#### Goal:
Return all lines below containing the word "document".

[Begin]

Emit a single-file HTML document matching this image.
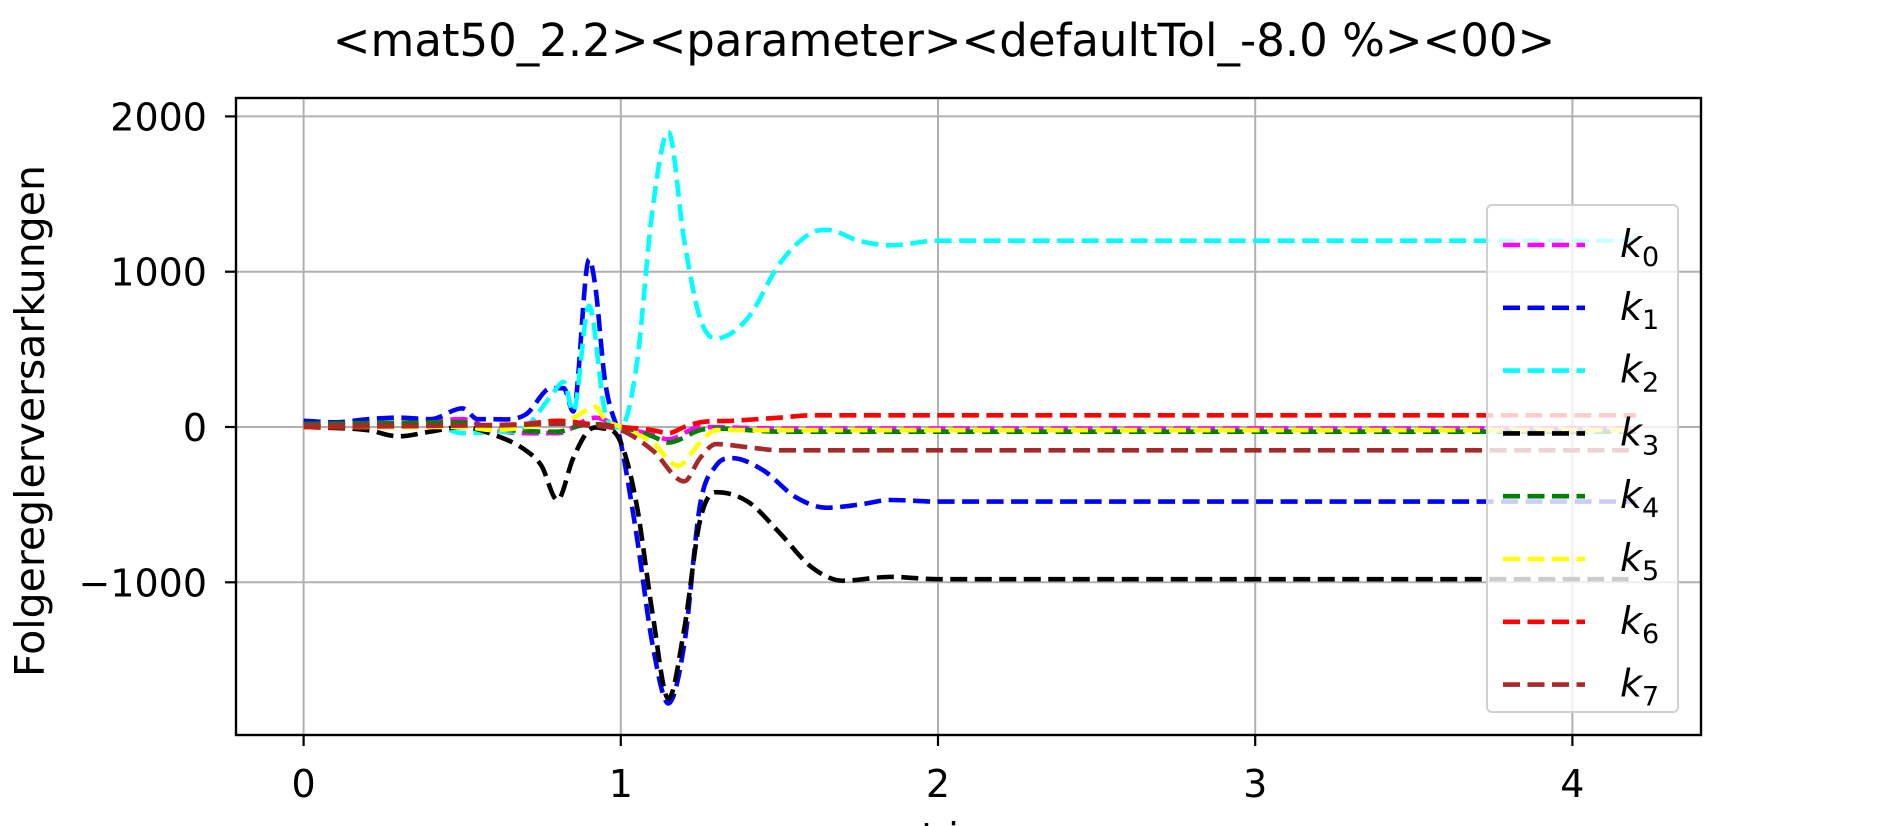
<!DOCTYPE html>
<html><head><meta charset="utf-8"><style>
body{margin:0;background:#fff}
svg{display:block;font-family:"DejaVu Sans","Liberation Sans",sans-serif}
</style></head><body>
<svg id="chart" width="1889" height="826" viewBox="0 0 1889 826" xmlns="http://www.w3.org/2000/svg">
<rect width="1889" height="826" fill="#fff"/>
<text x="944" y="56" font-size="45" text-anchor="middle">&lt;mat50_2.2&gt;&lt;parameter&gt;&lt;defaultTol_-8.0 %&gt;&lt;00&gt;</text>
<g id="grid"></g>
<g id="series"></g>
<rect x="236" y="98" width="1465" height="637" fill="none" stroke="#000" stroke-width="2.4"/>
<g id="ticks"></g>
<text transform="translate(44,421) rotate(-90)" font-size="41" text-anchor="middle">Folgereglerversarkungen</text>
<text x="968" y="850" font-size="38" text-anchor="middle">t in s</text>
<g id="legend"></g>
</svg>
<script>
const seriesNames=["k0","k1","k2","k3","k4","k5","k6","k7"];
const seriesColors=["#ff00ff","#0000ff","#00ffff","#000000","#008000","#ffff00","#ff0000","#a52a2a"];
const xTicks=[0,1,2,3,4];
const yTicks=[2000,1000,0,-1000];
const k0T=[0,0.3,0.5,0.6,0.8,0.92,1.0,1.1,1.15,1.25,1.5,4.2];
const k0V=[10,20,50,-20,-40,60,0,-50,-80,0,-10,-10];
const k1T=[0,0.1,0.2,0.3,0.4,0.5,0.55,0.6,0.7,0.78,0.82,0.85,0.9,0.92,0.95,1.0,1.05,1.1,1.15,1.2,1.25,1.3,1.35,1.45,1.55,1.65,1.75,1.85,2.0,4.2];
const k1V=[40,30,50,60,50,120,50,50,80,250,250,100,1080,900,300,-100,-700,-1400,-1780,-1400,-500,-250,-200,-280,-450,-520,-500,-470,-480,-480];
const k2T=[0,0.2,0.4,0.5,0.6,0.7,0.78,0.82,0.85,0.9,0.95,1.0,1.05,1.1,1.15,1.2,1.25,1.3,1.4,1.5,1.6,1.65,1.75,1.85,2.0,4.2];
const k2V=[0,0,20,-40,-30,0,200,290,100,780,100,0,400,1400,1900,1200,700,570,700,1050,1250,1270,1200,1170,1200,1200];
const k3T=[0,0.2,0.3,0.4,0.5,0.6,0.7,0.75,0.8,0.85,0.9,0.95,1.0,1.05,1.1,1.15,1.2,1.25,1.3,1.4,1.5,1.6,1.7,1.85,2.0,4.2];
const k3V=[0,-20,-60,-30,0,-50,-150,-250,-470,-200,-20,-10,-100,-500,-1200,-1750,-1300,-600,-420,-480,-680,-900,-990,-965,-980,-980];
const k4T=[0,0.5,0.6,0.8,0.9,1.0,1.1,1.15,1.25,1.3,1.5,4.2];
const k4V=[20,30,-10,-30,20,0,-60,-100,-20,-10,-30,-30];
const k5T=[0,0.5,0.6,0.7,0.85,0.92,0.95,1.0,1.1,1.18,1.25,1.3,1.4,4.2];
const k5V=[0,0,-20,0,60,130,50,0,-100,-250,-100,-20,-20,-20];
const k6T=[0,0.5,0.7,0.8,0.9,1.0,1.1,1.15,1.2,1.25,1.35,1.5,1.6,2.0,4.2];
const k6V=[0,10,20,40,20,0,-20,-40,0,30,40,60,75,75,75];
const k7T=[0,0.6,0.8,0.9,1.0,1.1,1.2,1.25,1.3,1.4,1.5,2.0,4.2];
const k7V=[10,10,20,10,-20,-150,-350,-200,-110,-130,-150,-150,-150];
const allT=[k0T,k1T,k2T,k3T,k4T,k5T,k6T,k7T];
const allV=[k0V,k1V,k2V,k3V,k4V,k5V,k6V,k7V];

const NS="http://www.w3.org/2000/svg";
const X0=303.6, XS=317.2, Y0=427, YS=0.1553;
function xs(v){return X0+v*XS;}
function ys(v){return Y0-v*YS;}
function mk(tag,parent){const e=document.createElementNS(NS,tag);parent.appendChild(e);return e;}
const grid=document.getElementById('grid'),ticks=document.getElementById('ticks');
xTicks.forEach(t=>{
  const l=mk('line',grid);
  
  
  l.setAttribute('x1',xs(t));l.setAttribute('x2',xs(t));l.setAttribute('y1',98);l.setAttribute('y2',735);
  l.setAttribute('stroke','#b0b0b0');l.setAttribute('stroke-width','2');
  const tk=mk('line',ticks);
  
  
  tk.setAttribute('x1',xs(t));tk.setAttribute('x2',xs(t));tk.setAttribute('y1',735);tk.setAttribute('y2',746);tk.setAttribute('stroke','#000');tk.setAttribute('stroke-width','2.2');
  const tx=mk('text',ticks);
  
  
  tx.setAttribute('x',xs(t));tx.setAttribute('y',797);tx.setAttribute('font-size','38');tx.setAttribute('text-anchor','middle');tx.textContent=t;
});
yTicks.forEach(t=>{
  const l=mk('line',grid);
  
  
  l.setAttribute('x1',236);l.setAttribute('x2',1701);l.setAttribute('y1',ys(t));l.setAttribute('y2',ys(t));
  l.setAttribute('stroke','#b0b0b0');l.setAttribute('stroke-width','2');
  const tk=mk('line',ticks);
  
  
  tk.setAttribute('x1',225);tk.setAttribute('x2',236);tk.setAttribute('y1',ys(t));tk.setAttribute('y2',ys(t));tk.setAttribute('stroke','#000');tk.setAttribute('stroke-width','2.2');
  const tx=mk('text',ticks);
  
  
  tx.setAttribute('x',207);tx.setAttribute('y',ys(t)+14);tx.setAttribute('font-size','38');tx.setAttribute('text-anchor','end');tx.textContent=t<0?'\u2212'+(-t):t;
});
function pathFrom(T,V){
  const p=T.map((t,i)=>[xs(t),ys(V[i])]);
  const n=p.length, m=[];
  for(let i=0;i<n;i++){
    if(i===0) m.push((p[1][1]-p[0][1])/(p[1][0]-p[0][0]));
    else if(i===n-1) m.push((p[i][1]-p[i-1][1])/(p[i][0]-p[i-1][0]));
    else {
      const s0=(p[i][1]-p[i-1][1])/(p[i][0]-p[i-1][0]), s1=(p[i+1][1]-p[i][1])/(p[i+1][0]-p[i][0]);
      m.push(s0*s1<=0?0:(s0+s1)/2);
    }
  }
  let d='M'+p[0][0]+','+p[0][1];
  for(let i=0;i<n-1;i++){
    const dx=(p[i+1][0]-p[i][0])/3;
    d+=' C'+(p[i][0]+dx)+','+(p[i][1]+m[i]*dx)+' '+(p[i+1][0]-dx)+','+(p[i+1][1]-m[i+1]*dx)+' '+p[i+1][0]+','+p[i+1][1];
  }
  return d;
}
const sg=document.getElementById('series');
allT.forEach((T,i)=>{
  const p=mk('path',sg);
  
  
  p.setAttribute('d',pathFrom(T,allV[i]));
  p.setAttribute('fill','none');p.setAttribute('stroke',seriesColors[i]);
  p.setAttribute('stroke-width','4.6');p.setAttribute('stroke-dasharray','17 7.5');
});
const lg=document.getElementById('legend');
const box=mk('rect',lg);


box.setAttribute('x',1487);box.setAttribute('y',205);box.setAttribute('width',191);box.setAttribute('height',507);box.setAttribute('rx',5);
box.setAttribute('fill','rgba(255,255,255,0.8)');box.setAttribute('stroke','#d0d0d0');box.setAttribute('stroke-width','2');
seriesNames.forEach((n,i)=>{
  const y=245+i*62.8;
  const l=mk('line',lg);
  
  
  l.setAttribute('x1',1503);l.setAttribute('x2',1585);l.setAttribute('y1',y);l.setAttribute('y2',y);
  l.setAttribute('stroke',seriesColors[i]);l.setAttribute('stroke-width','4.6');l.setAttribute('stroke-dasharray','17 7.5');
  const t=mk('text',lg);
  
  
  t.setAttribute('x',1620);t.setAttribute('y',y+12);t.setAttribute('font-size','38');
  const k=mk('tspan',t);k.setAttribute('font-style','italic');k.textContent='k';
  const s=mk('tspan',t);s.setAttribute('font-size','27');s.setAttribute('dy','9');s.textContent=String(i);
});
</script>
</body></html>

[End]

#### Written response:
Emit a single-file HTML document matching this image.
function mk(tag,parent){const e=document.createElementNS(NS,tag);parent.appendChild(e);return e;}
const grid=document.getElementById('grid'),ticks=document.getElementById('ticks');
const sg=document.getElementById('series');
const lg=document.getElementById('legend');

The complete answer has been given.